● **Figure scripts**:
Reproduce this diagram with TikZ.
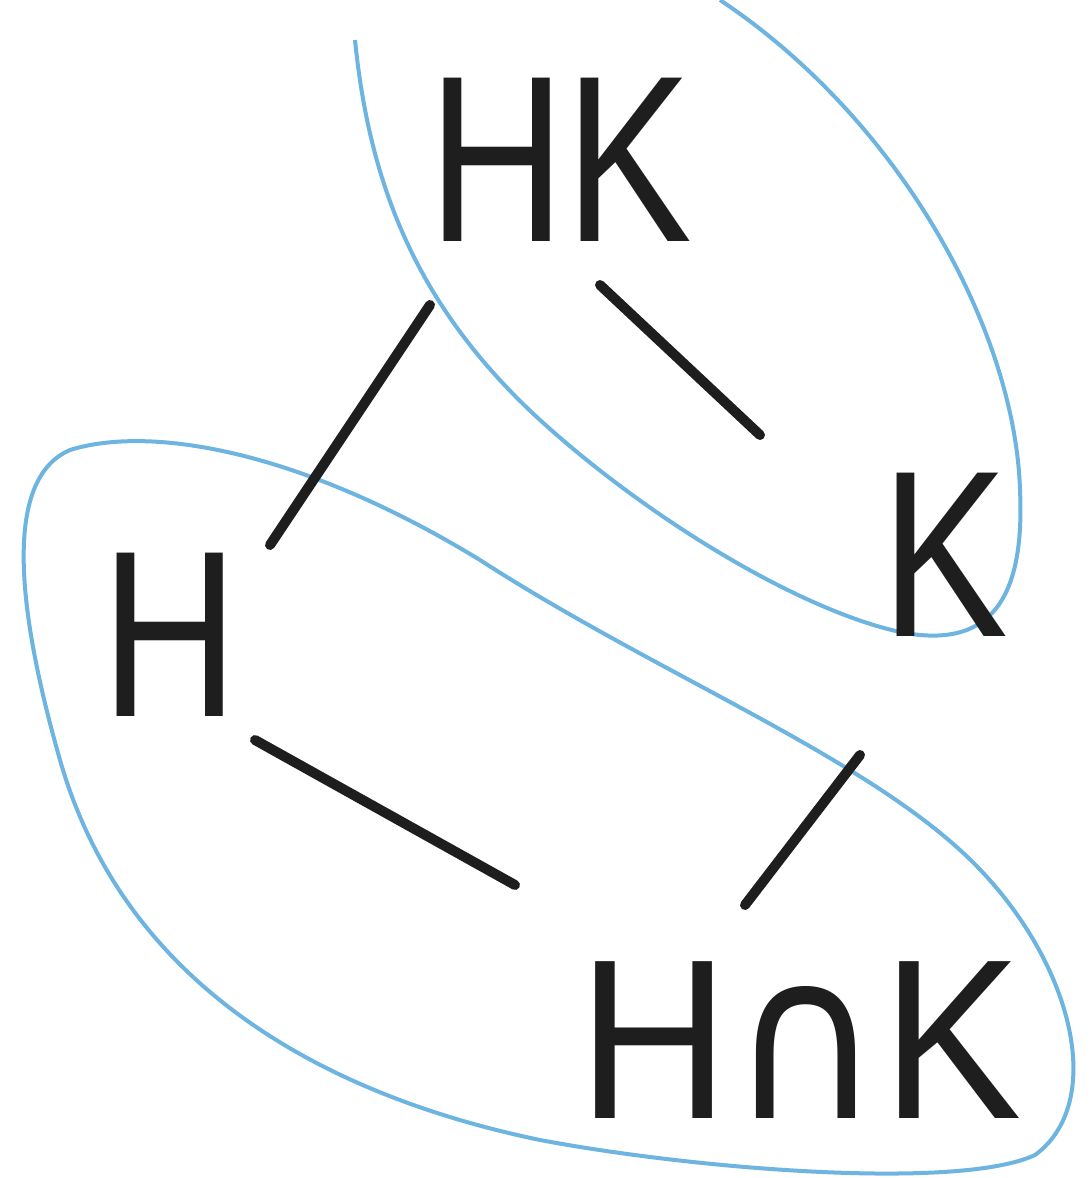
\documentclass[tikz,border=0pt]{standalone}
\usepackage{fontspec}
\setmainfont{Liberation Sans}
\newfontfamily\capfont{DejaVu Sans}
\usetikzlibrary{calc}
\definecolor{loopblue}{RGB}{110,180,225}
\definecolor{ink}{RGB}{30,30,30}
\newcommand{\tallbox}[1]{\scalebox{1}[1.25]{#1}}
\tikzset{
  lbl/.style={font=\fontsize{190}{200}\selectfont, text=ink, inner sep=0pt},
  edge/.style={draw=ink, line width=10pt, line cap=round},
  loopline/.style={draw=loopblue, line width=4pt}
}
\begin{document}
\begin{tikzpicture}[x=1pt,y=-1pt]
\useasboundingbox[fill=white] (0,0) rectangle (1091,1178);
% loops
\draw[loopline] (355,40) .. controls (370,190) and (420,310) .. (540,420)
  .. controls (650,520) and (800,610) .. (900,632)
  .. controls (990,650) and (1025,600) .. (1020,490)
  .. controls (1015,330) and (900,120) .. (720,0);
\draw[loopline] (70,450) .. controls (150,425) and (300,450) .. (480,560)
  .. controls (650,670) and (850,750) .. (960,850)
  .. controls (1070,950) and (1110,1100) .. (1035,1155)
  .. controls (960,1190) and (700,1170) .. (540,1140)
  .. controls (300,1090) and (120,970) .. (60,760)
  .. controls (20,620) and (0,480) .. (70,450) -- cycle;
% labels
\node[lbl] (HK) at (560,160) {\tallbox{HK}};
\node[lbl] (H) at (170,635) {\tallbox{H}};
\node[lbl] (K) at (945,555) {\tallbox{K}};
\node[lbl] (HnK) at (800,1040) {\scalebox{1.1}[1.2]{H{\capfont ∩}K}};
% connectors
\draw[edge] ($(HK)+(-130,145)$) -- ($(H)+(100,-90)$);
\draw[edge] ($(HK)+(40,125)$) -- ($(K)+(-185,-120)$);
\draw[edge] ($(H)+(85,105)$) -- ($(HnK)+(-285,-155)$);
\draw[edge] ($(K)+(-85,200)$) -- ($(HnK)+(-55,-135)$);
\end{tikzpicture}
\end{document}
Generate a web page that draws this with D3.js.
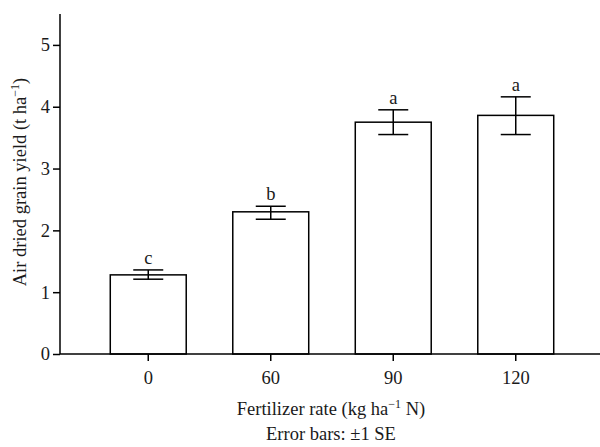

● **Exercise objective**: Print the complete listing exactly, apart from any pictures.

● **Result of this exercise**:
Reproduce this diagram with TikZ.
\documentclass[tikz,border=0pt]{standalone}
\usepackage{fontspec}
\setmainfont{Liberation Sans}
\newfontfamily\capfont{DejaVu Sans}
\usetikzlibrary{calc}
\definecolor{loopblue}{RGB}{110,180,225}
\definecolor{ink}{RGB}{30,30,30}
\newcommand{\tallbox}[1]{\scalebox{1}[1.25]{#1}}
\tikzset{
  lbl/.style={font=\fontsize{190}{200}\selectfont, text=ink, inner sep=0pt},
  edge/.style={draw=ink, line width=10pt, line cap=round},
  loopline/.style={draw=loopblue, line width=4pt}
}
\begin{document}
\begin{tikzpicture}[x=1pt,y=-1pt]
\useasboundingbox[fill=white] (0,0) rectangle (1091,1178);
% loops
\draw[loopline] (355,40) .. controls (370,190) and (420,310) .. (540,420)
  .. controls (650,520) and (800,610) .. (900,632)
  .. controls (990,650) and (1025,600) .. (1020,490)
  .. controls (1015,330) and (900,120) .. (720,0);
\draw[loopline] (70,450) .. controls (150,425) and (300,450) .. (480,560)
  .. controls (650,670) and (850,750) .. (960,850)
  .. controls (1070,950) and (1110,1100) .. (1035,1155)
  .. controls (960,1190) and (700,1170) .. (540,1140)
  .. controls (300,1090) and (120,970) .. (60,760)
  .. controls (20,620) and (0,480) .. (70,450) -- cycle;
% labels
\node[lbl] (HK) at (560,160) {\tallbox{HK}};
\node[lbl] (H) at (170,635) {\tallbox{H}};
\node[lbl] (K) at (945,555) {\tallbox{K}};
\node[lbl] (HnK) at (800,1040) {\scalebox{1.1}[1.2]{H{\capfont ∩}K}};
% connectors
\draw[edge] ($(HK)+(-130,145)$) -- ($(H)+(100,-90)$);
\draw[edge] ($(HK)+(40,125)$) -- ($(K)+(-185,-120)$);
\draw[edge] ($(H)+(85,105)$) -- ($(HnK)+(-285,-155)$);
\draw[edge] ($(K)+(-85,200)$) -- ($(HnK)+(-55,-135)$);
\end{tikzpicture}
\end{document}
Generate a web page that draws this with D3.js.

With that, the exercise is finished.